While many people are aware of the Islamic terrorism in countries like Israel, Iran, and Iraq, these same people may not be aware of the same Islamic terrorism taking place in other parts of the world. In Nigeria, much of the Islamic community has, unfortunately, been taken over by terrorist groups. People Committed to the Propagation of the Prophet’s Teachings and Jihad, or Jama’atu Ahlis Sunna Lidda’awati wal-Jihad, more commonly known as Boko Haramis terrorizing the Christian community in Nigeria.

According to Farouk Chothia’s BBC article, Who are Nigeria’s Boko Haram Islamists?, “Boko Haram promotes a version of Islam which makes it ‘haram’, or forbidden, for Muslims to take part in any political or social activity associated with Western society. This includes voting in elections, wearing shirts and trousers or receiving a secular education. Boko Haram regards the Nigerian state as being run by non-believers, even when the country had a Muslim president.” While this description may make this group seem merely ideological, in reality this group is a highly active, but not yet recognized, terrorist group.

While groups such as Christian Association of Nigeria (CAN) are trying to combat these radicals, CAN seems to be fighting a losing battle. According to United States Institute of Peace, “Since August 2011, Boko Haram has planted bombs almost weekly in public or in churches in Nigeria’s northeast. The group has also broadened its targets to include setting fire to schools. In March 2012, some twelve public schools in Maiduguri were burned down during the night, and as many as 10,000 pupils were forced out of education.” These weekly attacks have taken a toll on the Nigerian population.

Most recently, Boko Haram staged an attack in Kano, Nigeria. In an Associated Press article, later published in The Washington Post, they claimed that the “Multiple explosions at a bar and entertainment area in a Christian quarter of Nigeria’s northern and mainly Muslim city of Kano killed at least 24 people, a hospital official said Tuesday.”
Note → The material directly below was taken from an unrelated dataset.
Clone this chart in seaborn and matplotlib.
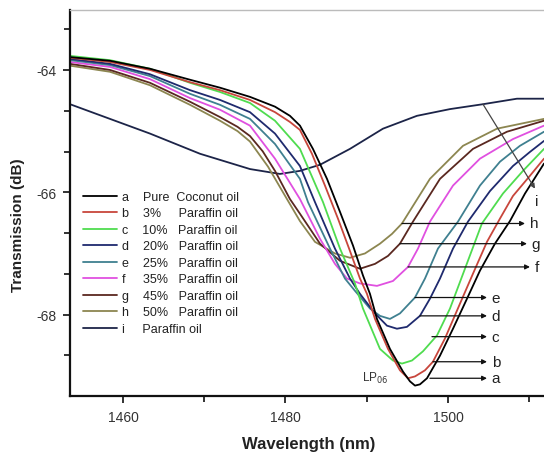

According to Michael Gryboski’s The Christian Post article entitled Nigerian Christians Urge State Dept. to Label Boko Haram as Terrorist Group, “Leaders from the Christian Association of Nigerian-Americans (CANAN) and the Christian Association of Nigeria made their case, sharing that they have tried to get the Islamic jihadist militant organization in Africa to be labeled a terrorist group by meeting with members of the U.S. Congress, drawing up petitions, and working with other organizations, including several American groups.” These pleas, if answered, would not only label Boko Haram as a terrorist group, but it would then force international entities to take action.

While international entities will be forced to take action due to lobbying groups, terror labels, and pleas from Christian Leaders, one should question what will provoke the common person to act. Will there be demonstrations for Nigeria on campuses around the nation, or will this be ignored?